Step 4: Deep Dive on Serving Infrastructure
This is where Stripe interviews differentiate from pure ML interviews. Discuss how the model serving layer integrates into the payment authorization flow, latency optimizations, caching strategies, and what happens when the model service is degraded.
Step 5: Post-Deployment Monitoring
Discuss data drift detection, model performance decay, feedback loops (fraudsters adapting to the model), and your retraining cadence.
Real Interview Quotes
"The problem distinctively combines ML system design with traditional system design concepts. For the ML portion, standard preparation applies -- data processing, model design, evaluation metrics, deployment strategies. What makes it unique is the emphasis on system architecture."
"Candidates were asked to draw a complete system diagram showing different components including databases and servers. Questions about scalability, reliability, and throughput were central to the discussion."
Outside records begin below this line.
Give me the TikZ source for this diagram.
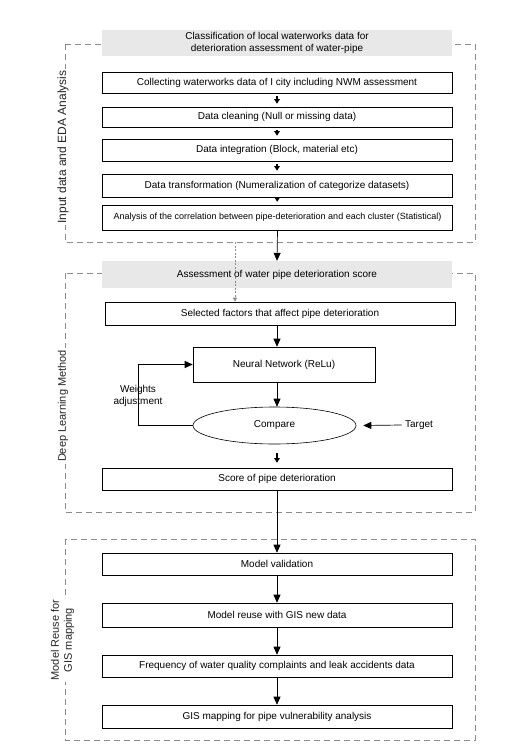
\documentclass[tikz,border=0pt]{standalone}
\usepackage{fontspec}
\setmainfont{Liberation Sans}
\usepackage{tikz}
\usetikzlibrary{shapes.geometric, arrows.meta, positioning}
\tikzstyle{process} = [rectangle, minimum width=350pt, text centered, draw=black, line width=0.6pt, font=\fontsize{10}{12}\selectfont, inner sep=1pt]
\tikzstyle{band} = [rectangle, minimum width=350pt, fill=black!9, text centered, align=center, font=\fontsize{10}{12}\selectfont, inner sep=1pt]
\tikzstyle{frame} = [draw=black!45, line width=0.8pt, dash pattern=on 6pt off 4pt]
\tikzstyle{sidelabel} = [rotate=90, fill=white, align=center, inner sep=2pt, font=\fontsize{11}{13}\selectfont, text=black!85]
\tikzstyle{arrow} = [line width=0.7pt, -{Triangle[width=7pt, length=8pt]}]
\tikzstyle{step arrow} = [line width=1.8pt, -{Triangle[width=5.5pt, length=4.5pt]}, shorten <=3pt, shorten >=3pt]

\begin{document}
\begin{tikzpicture}[x=1pt, y=-1pt]
\useasboundingbox (0,0) rectangle (516,746);

% Frames
\draw [frame] (65,44) rectangle (475,242);
\draw [frame] (65,273) rectangle (475,512);
\draw [frame] (65,539) rectangle (475,740);

% Input data and EDA analysis
\node (title1) [band, minimum height=26pt] at (277,43) {Classification of local waterworks data for\\deterioration assessment of water-pipe};
\node (collect) [process, minimum height=21pt] at (277,82.5) {Collecting waterworks data of I city including NWM assessment};
\node (clean) [process, minimum height=20pt] at (277,117) {Data cleaning (Null or missing data)};
\node (integ) [process, minimum height=22pt] at (277,150) {Data integration (Block, material etc)};
\node (transf) [process, minimum height=23pt] at (277,185.5) {Data transformation (Numeralization of categorize datasets)};
\node (corr) [process, minimum height=25pt, font=\fontsize{9}{11}\selectfont] at (277.5,217.5) {Analysis of the correlation between pipe-deterioration and each cluster (Statistical)};
\coordinate (tap) at (235,242);

% Deep learning method
\node (title2) [band, minimum height=27pt] at (277,274.5) {Assessment of water pipe deterioration score};
\node (select) [process, minimum height=23pt] at (280,313.5) {Selected factors that affect pipe deterioration};
\node (nn) [process, minimum width=182pt, minimum height=35pt] at (284,364.5) {Neural Network (ReLu)};
\node (compare) [ellipse, draw=black, line width=0.6pt, minimum width=163pt, minimum height=37pt, font=\fontsize{10}{12}\selectfont] at (274.5,425.5) {Compare};
\node (weights) [align=center, font=\fontsize{10}{12}\selectfont] at (138,396) {Weights\\adjustment};
\node (target) [font=\fontsize{10}{12}\selectfont] at (419,425) {Target};
\node (score) [process, minimum height=22pt] at (277,479) {Score of pipe deterioration};

% Model reuse for GIS mapping
\node (valid) [process, minimum height=22pt] at (277,564) {Model validation};
\node (reuse) [process, minimum height=24pt] at (277,615) {Model reuse with GIS new data};
\node (freq) [process, minimum height=22pt] at (277,666) {Frequency of water quality complaints and leak accidents data};
\node (gis) [process, minimum height=23pt] at (277,716.5) {GIS mapping for pipe vulnerability analysis};

% Side labels
\node (lab1) [sidelabel, font=\fontsize{12}{14}\selectfont] at (63,147) {Input data and EDA Analysis};
\node (lab2) [sidelabel] at (63,406) {Deep Learning Method};
\node (lab3) [sidelabel] at (62.5,640) {Model Reuse for\\GIS mapping};

% Arrows
\draw [step arrow] (collect) -- (clean);
\draw [step arrow] (clean) -- (integ);
\draw [step arrow] (integ) -- (transf);
\draw [step arrow] (transf) -- (corr);
\draw [arrow] (corr.south) -- (title2.north);
\draw [draw=black!45, line width=0.6pt, dash pattern=on 2pt off 1.5pt, -{Triangle[width=4pt, length=4pt]}] (tap) -- (tap |- select.north);
\draw [arrow] (select.south -| score) -- (nn.north -| score);
\draw [arrow] (nn.south -| score) -- (compare.north -| score);
\draw [arrow] (compare.west) -- ++(-54,0) |- (nn.west);
\draw [arrow] (target.west) -- ([xshift=7pt]compare.east);
\draw [step arrow, shorten <=9pt, shorten >=5pt] (compare.south -| score) -- (score.north);
\draw [arrow] (score.south) -- (valid.north);
\draw [arrow] (valid) -- (reuse);
\draw [arrow] (reuse) -- (freq);
\draw [arrow] (freq) -- (gis);

\end{tikzpicture}
\end{document}
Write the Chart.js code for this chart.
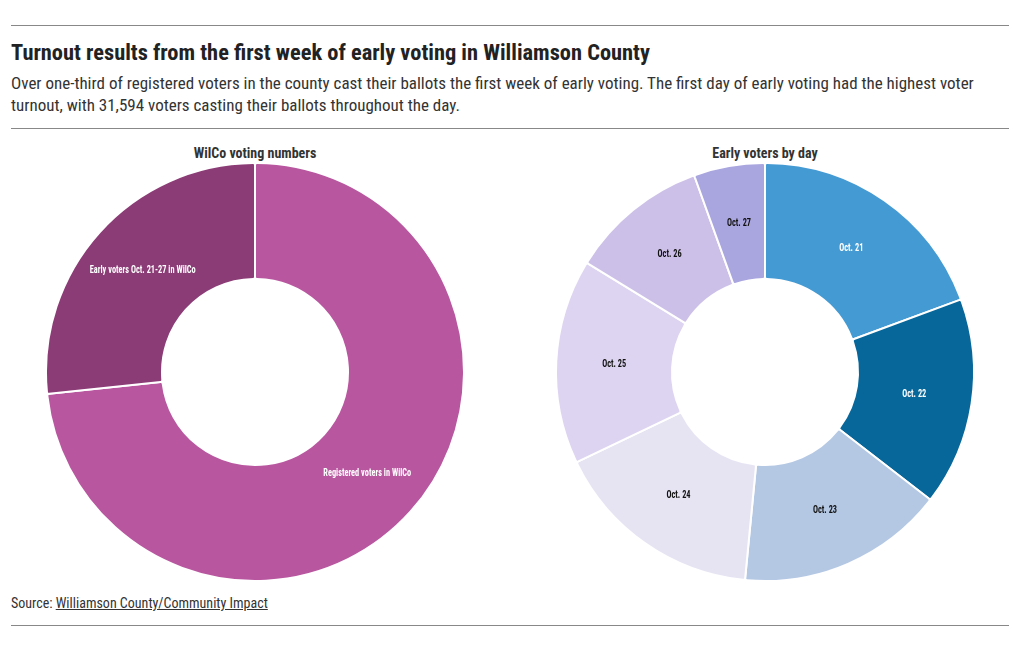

"The interviewer was helpful in guiding candidates through the system architecture portion. Even without extensive preparation on traditional system design, candidates found they could work through the requirements with the interviewer's guidance."
"Be ready to go deep on how you handle the extreme class imbalance -- they want to see you understand why accuracy is misleading and how you pick the right threshold for the business."